Tadeu Calheiros está em seu segundo mandato como vereador, tendo sido eleito em 2020 e reeleito em 2024. Formado em Medicina pela Universidade de Pernambuco, ele possui um patrimônio significativo, estimado em R$ 1,46 milhão, segundo seus registros no Tribunal Superior Eleitoral. Além de seus rendimentos médicos, ele recebe R$ 37,8 mil mensais como vereador. Sua crítica à criação do curso de Medicina se baseia na sua visão de que ele privilegia um grupo específico.

Neste contexto, o deputado federal Mendonça Filho, ex-ministro da Educação, se uniu a Calheiros na crítica ao programa de Medicina. Ele declarou que a educação deve proporcionar igualdade de oportunidades para todos, e não apenas para segmentos específicos da população.

Questões sociais e educativas

O diretor do Centro Acadêmico do Agreste, professor Dilson Cavalcanti, avaliou que as críticas à criação do curso estão ligadas à manutenção de privilégios de determinados grupos. Segundo ele, o Pronera é fundamental para oferecer oportunidades educacionais a quem não nasceu em contextos favorecidos. Cavalcanti também observou que a falta de informação sobre o público-alvo do curso é uma questão recorrente.

Durante uma visita a Caruaru, o ex-ministro Márcio Macêdo argumentou que outras áreas já têm acesso a cursos através do Pronera, e indagou por que a Medicina não deveria ter o mesmo tratamento.

A deputada estadual Rosa Amorim, originária de um assentamento, ressaltou a necessidade de médicos nas áreas rurais, apoiando a formação de novos profissionais que ajudarão a suprir essa demanda.

Até o momento, o Pronera já realizou ou está realizando seis cursos em Pernambuco, incluindo formações em áreas como educação e ciências agrárias. Esta é a primeira vez que um curso de Medicina é oferecido pelo programa.

Defesa da UFPE

Alfredo Gomes, reitor da UFPE, defendeu a validade do processo seletivo, destacando que ele segue a legislação vigente e é crucial para democratizar o acesso ao ensino superior. Ele enfatizou que a iniciativa visa formar médicos para atender a população rural, que enfrenta grandes desafios de saúde, e afirmou que a UFPE não se deixará intimidar por críticas.

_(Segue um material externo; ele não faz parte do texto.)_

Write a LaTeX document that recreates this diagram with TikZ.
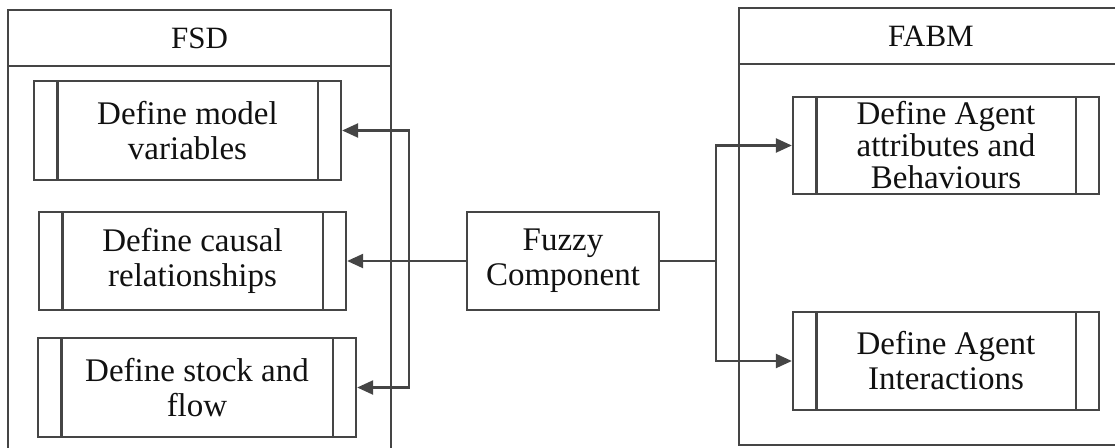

O edital do curso visa atender uma variedade de perfis, incluindo a população quilombola e pessoas beneficiárias de programas de reforma agrária e crédito rural. A seleção inclui etapas como provas e análise do histórico escolar, contemplando cotas para diferentes grupos.

O que é o Pronera?

O Programa Nacional de Educação na Reforma Agrária foi criado em 1998 com o objetivo de combater as desigualdades no acesso à educação entre a população rural. Ao longo de sua existência, o Pronera já formou mais de 200 mil estudantes, oferecendo oportunidades em diversas áreas de educação para jovens e adultos de áreas de reforma agrária.

Esse programa, segundo o Incra, busca enfrentar as desigualdades históricas que marginalizam a população camponesa e assegurar que todos tenham acesso à educação pública de qualidade.